Some of my attendants think that I’m rude and I can be sometimes.  They expect me to be polite all of the time.  Yes, I can be an ass!  But if I were an ass, would I have two publishers and an agent?  The answer is no.  I tell people that my attendants are too busy to help me, but they are always on their cell phones or going to McDonald’s when it is supper.  I don’t ask for much, but when I ask for help I might have to wait fifteen minutes before they come.  They want their money.  Yes, I’m an ass, but I’m an author.

The Writers’ Conference

March 28, 2017

I was with four hundred writers this weekend.  They all want what I have.  A career with two publishers and an agent.  Some of the writers bought my books.  I was told that I was a hard working author.  I’m needed and valued by their community of people.  Life isn’t easy with lazy care attendants and two less than ideal roommates.  I’m lonely here and work is always here.  I have to keep moving forward now not get negative.  My agent gave me a book offer to write a second book, two more interviews, sold and autographed books.
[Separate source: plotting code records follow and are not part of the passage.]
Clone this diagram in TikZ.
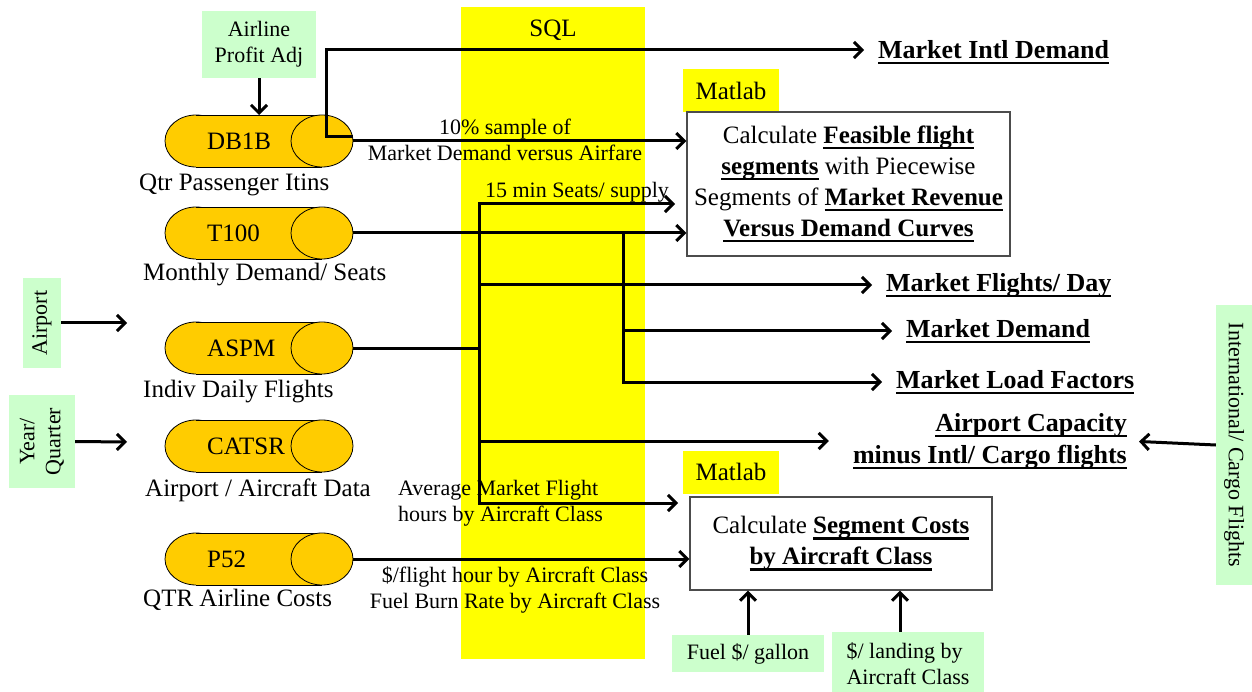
\documentclass[tikz,border=0pt]{standalone}
\usepackage{fontspec}
\setmainfont{Liberation Serif}
\usetikzlibrary{positioning, arrows.meta}
\definecolor{dbgold}{HTML}{FFCC00}
\definecolor{inputgreen}{HTML}{CCFFCC}
\definecolor{toolyellow}{HTML}{FFFF00}
% bold text with a heavy underline
\newcommand{\ulbf}[1]{\setbox0\hbox{\bfseries #1}\rlap{\rule[-6pt]{\wd0}{2.4pt}}\box0\relax}

\begin{document}
\begin{tikzpicture}[
    x=1pt, y=-1pt,
    every node/.style={inner sep=2pt},
    dbslot/.style={minimum width=188pt, minimum height=52pt, inner sep=0pt, outer sep=0pt},
    cylline/.style={draw=black, line width=0.8pt, fill=dbgold},
    dbname/.style={anchor=west, font=\fontsize{25}{31}\selectfont},
    dbcaption/.style={anchor=west, font=\fontsize{25}{31}\selectfont},
    inbox/.style={fill=inputgreen, font=\fontsize{22}{26}\selectfont, align=center},
    toolbox/.style={fill=toolyellow, font=\fontsize{25}{31}\selectfont, minimum width=96pt, minimum height=43pt},
    calcbox/.style={draw=black!70, line width=1.2pt, align=center, font=\fontsize{25}{31}\selectfont},
    outtext/.style={anchor=west, font=\fontsize{26}{32}\selectfont, outer xsep=12pt},
    flowlabel/.style={font=\fontsize{22}{26}\selectfont, align=center},
    arrow/.style={line width=3pt, -{Straight Barb[length=8pt, width=16pt]}},
    link/.style={line width=3pt}
]
\useasboundingbox (0,0) rectangle (1252,692);

% SQL band
\node[fill=toolyellow, minimum width=184pt, minimum height=652pt] (sqlband) at (553,333) {};
\node[font=\fontsize{25}{31}\selectfont] (sqltxt) at (553,30) {SQL};

% data sources
\node[dbslot] (db1b) at (259,141) {};
\node[dbslot] (t100) at (259,233) {};
\node[dbslot] (aspm) at (259,348) {};
\node[dbslot] (catsr) at (259,446) {};
\node[dbslot] (p52) at (259,559) {};
\foreach \n in {db1b,t100,aspm,catsr,p52}{
  \path[cylline] ([xshift=31pt]\n.west) ellipse [x radius=31pt, y radius=26pt];
  \fill[dbgold] ([xshift=31pt]\n.north west) rectangle ([xshift=-31pt]\n.south east);
  \draw[line width=0.8pt] ([xshift=31pt]\n.north west) -- ([xshift=-31pt]\n.north east);
  \draw[line width=0.8pt] ([xshift=31pt]\n.south west) -- ([xshift=-31pt]\n.south east);
  \path[cylline] ([xshift=-31pt]\n.east) ellipse [x radius=31pt, y radius=26pt];
}
\node[dbname] (db1bname) at (205,141) {DB1B};
\node[dbname] (t100name) at (205,233) {T100};
\node[dbname] (aspmname) at (205,348) {ASPM};
\node[dbname] (catsrname) at (205,446) {CATSR};
\node[dbname] (p52name) at (205,559) {P52};
\node[dbcaption] (db1bcap) at (137,185) {Qtr Passenger Itins};
\node[dbcaption] (t100cap) at (141,275) {Monthly Demand/ Seats};
\node[dbcaption] (aspmcap) at (141,392) {Indiv Daily Flights};
\node[dbcaption] (catsrcap) at (143,490) {Airport / Aircraft Data};
\node[dbcaption] (p52cap) at (141,600) {QTR Airline Costs};

% inputs
\node[inbox, minimum width=114pt, minimum height=67pt] (profit) at (259,44.5) {Airline\\Profit Adj};
\node[inbox, rotate=90, minimum width=90pt, minimum height=38pt] (airport) at (42,323) {Airport};
\node[inbox, rotate=90, minimum width=93pt, minimum height=66pt] (yearq) at (42,441.5) {Year/\\Quarter};
\node[inbox, rotate=-90, minimum width=280pt, minimum height=36pt] (intl) at (1234,445) {International/ Cargo Flights};
\node[inbox, minimum width=152pt, minimum height=37pt] (fuel) at (748,653.5) {Fuel \$/ gallon};
\node[inbox, align=left, minimum width=152pt, minimum height=64pt] (landing) at (908,664) {\$/ landing by\\Aircraft Class};

% matlab steps
\node[toolbox] (matlab1) at (731,90.5) {Matlab};
\node[toolbox] (matlab2) at (731,472) {Matlab};
\node[calcbox, minimum width=323pt, minimum height=144pt] (calc1) at (848.5,184)
  {Calculate \ulbf{Feasible flight}\\\ulbf{segments} with Piecewise\\Segments of \ulbf{Market Revenue}\\\ulbf{Versus Demand Curves}};
\node[calcbox, minimum width=302pt, minimum height=93pt] (calc2) at (841,543.5)
  {Calculate \ulbf{Segment Costs}\\\ulbf{by Aircraft Class}};

% outputs
\node[outtext] (mktintl) at (864,52) {\ulbf{Market Intl Demand}};
\node[outtext] (mktfd) at (872,285) {\ulbf{Market Flights/ Day}};
\node[outtext] (mktdem) at (892,331) {\ulbf{Market Demand}};
\node[outtext] (mktlf) at (882,382) {\ulbf{Market Load Factors}};
\node[font=\fontsize{26}{32}\selectfont, align=right, anchor=east] (cap) at (1129,441)
  {\ulbf{Airport Capacity}\\\ulbf{minus Intl/ Cargo flights}};

% flow labels
\node[flowlabel] (samplelbl) at (505,140) {10\% sample of\\Market Demand versus Airfare};
\node[flowlabel] (seatslbl) at (577,192) {15 min Seats/ supply};
\node[flowlabel, anchor=west, align=left] (hrslbl) at (396,503) {Average Market Flight\\hours by Aircraft Class};
\node[flowlabel] (costlbl) at (515,590) {\$/flight hour by Aircraft Class\\Fuel Burn Rate by Aircraft Class};

% junctions
\coordinate (intlturn) at (326,50);
\coordinate (busjoin) at (479,348);
\coordinate (tsplit) at (623,233);
\coordinate (seatsin) at (675,204);
\coordinate (hrsin) at (678,503);
\coordinate (aspmin) at (127,323);
\coordinate (catsrin) at (127,442);

% connectors
\draw[arrow] (profit.south) -- (db1b.north);
\draw[arrow] (airport.south) -- (aspmin);
\draw[arrow] (yearq.south) -- (catsrin);
\draw[arrow] (db1b.east) -- (db1b.east -| calc1.west);
\draw[arrow] ([yshift=4pt]db1b.east) -| (intlturn) -- (intlturn -| mktintl.west);
\draw[arrow] (t100.east) -- (t100.east -| calc1.west);
\draw[arrow] (tsplit) |- (mktdem.west);
\draw[arrow] (tsplit) |- (mktlf.west);
\draw[link] (aspm.east) -- (busjoin);
\draw[arrow] (busjoin) |- (seatsin);
\draw[arrow] (busjoin) |- (mktfd.west);
\draw[arrow] (busjoin) |- ([xshift=-22pt]cap.west);
\draw[arrow] (busjoin) |- (hrsin);
\draw[arrow] (p52.east) -- (p52.east -| calc2.west);
\draw[arrow, shorten >=10pt] (intl.south) -- (cap.east);
\draw[arrow] (fuel.north) -- (fuel.north |- calc2.south);
\draw[arrow] ([xshift=-8pt]landing.north) -- ([xshift=-8pt]landing.north |- calc2.south);

\end{tikzpicture}
\end{document}
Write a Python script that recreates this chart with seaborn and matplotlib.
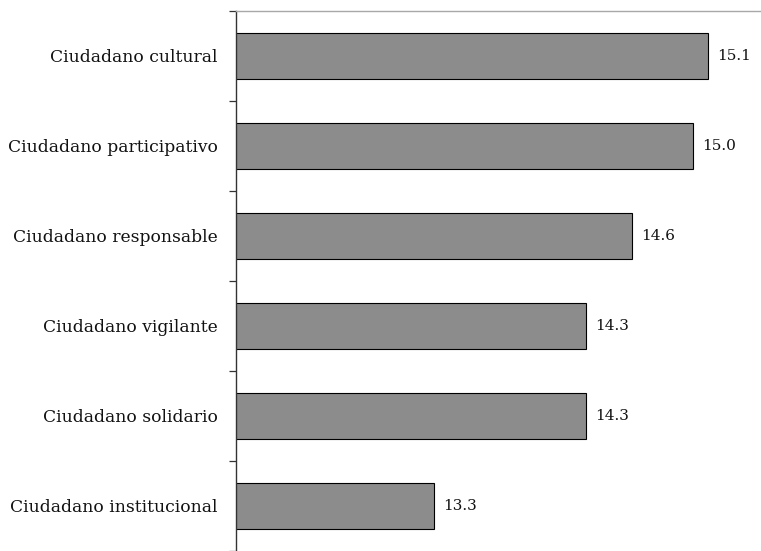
import matplotlib
matplotlib.use("Agg")
import matplotlib.pyplot as plt
import seaborn as sns
import pandas as pd
from matplotlib.ticker import FixedLocator, NullLocator

categories = [
    "Ciudadano cultural",
    "Ciudadano participativo",
    "Ciudadano responsable",
    "Ciudadano vigilante",
    "Ciudadano solidario",
    "Ciudadano institucional",
]
values = [15.1, 15.0, 14.6, 14.3, 14.3, 13.3]
value_labels = ["15.1", "15.0", "14.6", "14.3", "14.3", "13.3"]

df = pd.DataFrame({"categoria": categories, "valor": values})

sns.set_theme(style="white")
plt.rcParams["font.family"] = ["DejaVu Serif"]

fig = plt.figure(figsize=(7.61, 5.51), dpi=100)
ax = fig.add_axes([236 / 761, 0.0, 1 - 236 / 761, 540 / 551])

sns.barplot(data=df, x="valor", y="categoria", orient="h", color="#8c8c8c",
            saturation=1, edgecolor="black", linewidth=0.8, width=0.52, ax=ax)

ax.set_xlim(12, 15.45)
ax.set_ylim(len(categories) - 0.5, -0.5)

for i, (v, lab) in enumerate(zip(values, value_labels)):
    ax.text(v + 0.06, i, lab, va="center", ha="left", fontsize=11, color="#111111")

ax.set_xlabel("")
ax.set_ylabel("")
ax.xaxis.set_major_locator(NullLocator())
ax.tick_params(axis="y", which="major", length=0, pad=13, labelsize=12.3, labelcolor="#111111")
ax.yaxis.set_minor_locator(FixedLocator([i - 0.5 for i in range(len(categories) + 1)]))
ax.tick_params(axis="y", which="minor", length=5, width=0.9, color="#333333", direction="out", left=True)

for s in ["bottom", "right"]:
    ax.spines[s].set_visible(False)
ax.spines["left"].set_color("#333333")
ax.spines["left"].set_linewidth(1.0)
ax.spines["top"].set_color("#a8a8a8")
ax.spines["top"].set_linewidth(1.0)

fig.savefig("out.png", dpi=100)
I rarely sleep anymore.  I’m making it.

My Struggle

March 22, 2017

My attendants don’t have time to assist me in using the bathroom at the conference or stay overnight at the hotel.  “That’s not our job,” says the house manager.  We take care of you.  They don’t have time to go for the Capitol for Advocacy Day.  This is what I do.  It’s my life.  I have to fight for everything sending emails to the care agency director.  They like the photo ops, articles, and the books, which they haven’t read.  They see the long hours being spent.  I’m a real author but they don’t care.  My people know.  Last fall I visited my college classmates and when I said goodbye I cried because I can’t get attendants to go anywhere.  I have to be an author, but I feel that what I’m doing for the last time.  I’m just beginning life, but deep down I’m dying.  The arguing is taking a toll and I will quit fighting sometime.  I am the author not like my roommates.  Today I gave the Governor a book since he is an author. But I’m a real author.   I did PR, handing out cards to people and a volunteer read my letter about saving  Medicaid to a legislator.  I had a person come up to me say “I know you” and I didn’t know them.  That’s an author’s life.  My people are not surprised by any of this.  It’s Steve, the English people would say.  And I think about suicide.  I have novels to write and women to make love to.  Today I was an author.  Tomorrow I’m critiquing papers being a TA.  This weekend I’m an author, talking to authors and my agent.  And an article came out on Monday.  Who does that?  Steve, my people would say.  They are right again.  I got what I wanted though.  I’m going to the conference.  I won’t give up I promise.  I love you.  Someday I will be known.

Question

March 20, 2017

How does an author publish two books in a year?  Visit www.stevenbsalmon.com for the answer.  The answer is persevering through the hard times. 

Going Downtown

March 20, 2017

I go out in the world this week.  I go to the Capitol to see lawmakers about the changes to Medicaid and Medicare.  I will leave a book for our Governor.  He is an author, but I’m the real author.  It’s too bad that he won’t be in the office to meet me, but he knows who I am.  The writing conference is this weekend.  I will sell and autograph my books.  I’m a real author.  I tend to forget that.  Mom is proud.  I will  savor being out in the world before returning to my office to write another novel. 

March Madness. Yay!

March 13, 2017

This week is the NCAA Basketball Tournament and I will sit in the recliner to watch it.  I will be a couch potato and eat pizza as I get ready to sell my two books at the writing conference.  That’s an author’s life.